Requirement
Leave out the pictures and copy everything else below exactly.

****************

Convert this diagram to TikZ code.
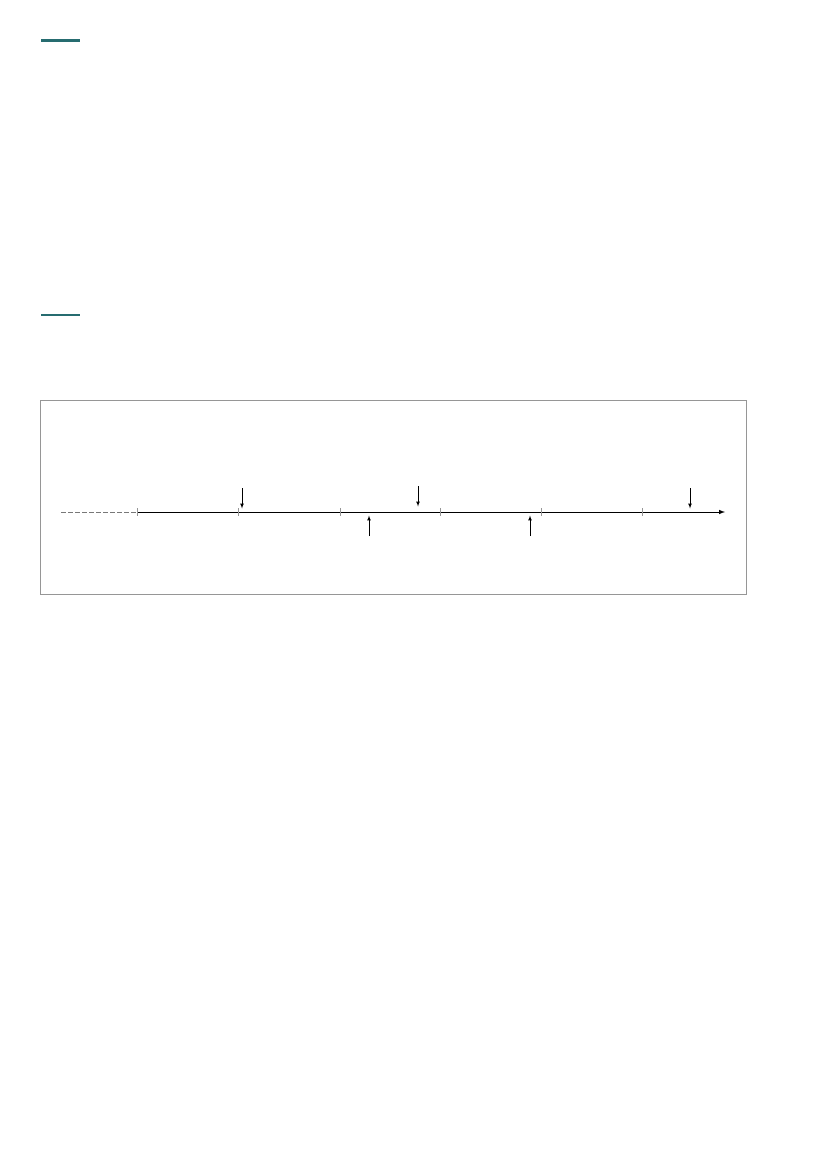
\documentclass[tikz,border=0pt]{standalone}
\usetikzlibrary{arrows,positioning}

\definecolor{headteal}{RGB}{38,108,112}
\definecolor{framegray}{RGB}{150,150,150}

\begin{document}
\begin{tikzpicture}[x=1pt,y=-1pt,>=latex,line width=0.8pt]
  \tikzstyle{tick}=[draw=framegray,line width=0.6pt]
  \tikzstyle{event}=[->,shorten >=0.5pt,line width=0.7pt]

  \useasboundingbox (0,0) rectangle (827,1169);

  % heading rules
  \fill[headteal] (41,39) rectangle (80,42);
  \fill[headteal] (41,314) rectangle (80,316);

  % frame
  \draw[framegray,line width=0.9pt] (40,400) rectangle (746,594);

  % time axis
  \coordinate (start) at (61,512);
  \coordinate (t1) at (137,512);
  \coordinate (t2) at (238,512);
  \coordinate (t3) at (340,512);
  \coordinate (t4) at (440,512);
  \coordinate (t5) at (541,512);
  \coordinate (t6) at (642,512);
  \coordinate (end) at (725,512);

  \draw[dash pattern=on 4.5pt off 2.5pt,framegray!80!black,line width=0.7pt] (start) -- (t1);
  \draw[->,line width=1pt] (t1) -- (end);
  \foreach \i in {1,...,6}
    \draw[tick] (t\i) ++(0,-4) -- ++(0,8);

  % events above the axis
  \coordinate (d1) at (242,488);  \coordinate (d1e) at (242,509);
  \coordinate (d2) at (418,486);  \coordinate (d2e) at (418,507);
  \coordinate (d3) at (690,488);  \coordinate (d3e) at (690,509);
  % events below the axis
  \coordinate (u1) at (369,536);  \coordinate (u1e) at (369,515);
  \coordinate (u2) at (530,536);  \coordinate (u2e) at (530,515);

  \draw[event] (d1) -- (d1e);
  \draw[event] (d2) -- (d2e);
  \draw[event] (d3) -- (d3e);
  \draw[event] (u1) -- (u1e);
  \draw[event] (u2) -- (u2e);
\end{tikzpicture}
\end{document}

****************

Written solution
Convert this diagram to TikZ code.
\documentclass[tikz,border=0pt]{standalone}
\usetikzlibrary{arrows,positioning}

\definecolor{headteal}{RGB}{38,108,112}
\definecolor{framegray}{RGB}{150,150,150}

\begin{document}
\begin{tikzpicture}[x=1pt,y=-1pt,>=latex,line width=0.8pt]
  \tikzstyle{tick}=[draw=framegray,line width=0.6pt]
  \tikzstyle{event}=[->,shorten >=0.5pt,line width=0.7pt]

  \useasboundingbox (0,0) rectangle (827,1169);

  % heading rules
  \fill[headteal] (41,39) rectangle (80,42);
  \fill[headteal] (41,314) rectangle (80,316);

  % frame
  \draw[framegray,line width=0.9pt] (40,400) rectangle (746,594);

  % time axis
  \coordinate (start) at (61,512);
  \coordinate (t1) at (137,512);
  \coordinate (t2) at (238,512);
  \coordinate (t3) at (340,512);
  \coordinate (t4) at (440,512);
  \coordinate (t5) at (541,512);
  \coordinate (t6) at (642,512);
  \coordinate (end) at (725,512);

  \draw[dash pattern=on 4.5pt off 2.5pt,framegray!80!black,line width=0.7pt] (start) -- (t1);
  \draw[->,line width=1pt] (t1) -- (end);
  \foreach \i in {1,...,6}
    \draw[tick] (t\i) ++(0,-4) -- ++(0,8);

  % events above the axis
  \coordinate (d1) at (242,488);  \coordinate (d1e) at (242,509);
  \coordinate (d2) at (418,486);  \coordinate (d2e) at (418,507);
  \coordinate (d3) at (690,488);  \coordinate (d3e) at (690,509);
  % events below the axis
  \coordinate (u1) at (369,536);  \coordinate (u1e) at (369,515);
  \coordinate (u2) at (530,536);  \coordinate (u2e) at (530,515);

  \draw[event] (d1) -- (d1e);
  \draw[event] (d2) -- (d2e);
  \draw[event] (d3) -- (d3e);
  \draw[event] (u1) -- (u1e);
  \draw[event] (u2) -- (u2e);
\end{tikzpicture}
\end{document}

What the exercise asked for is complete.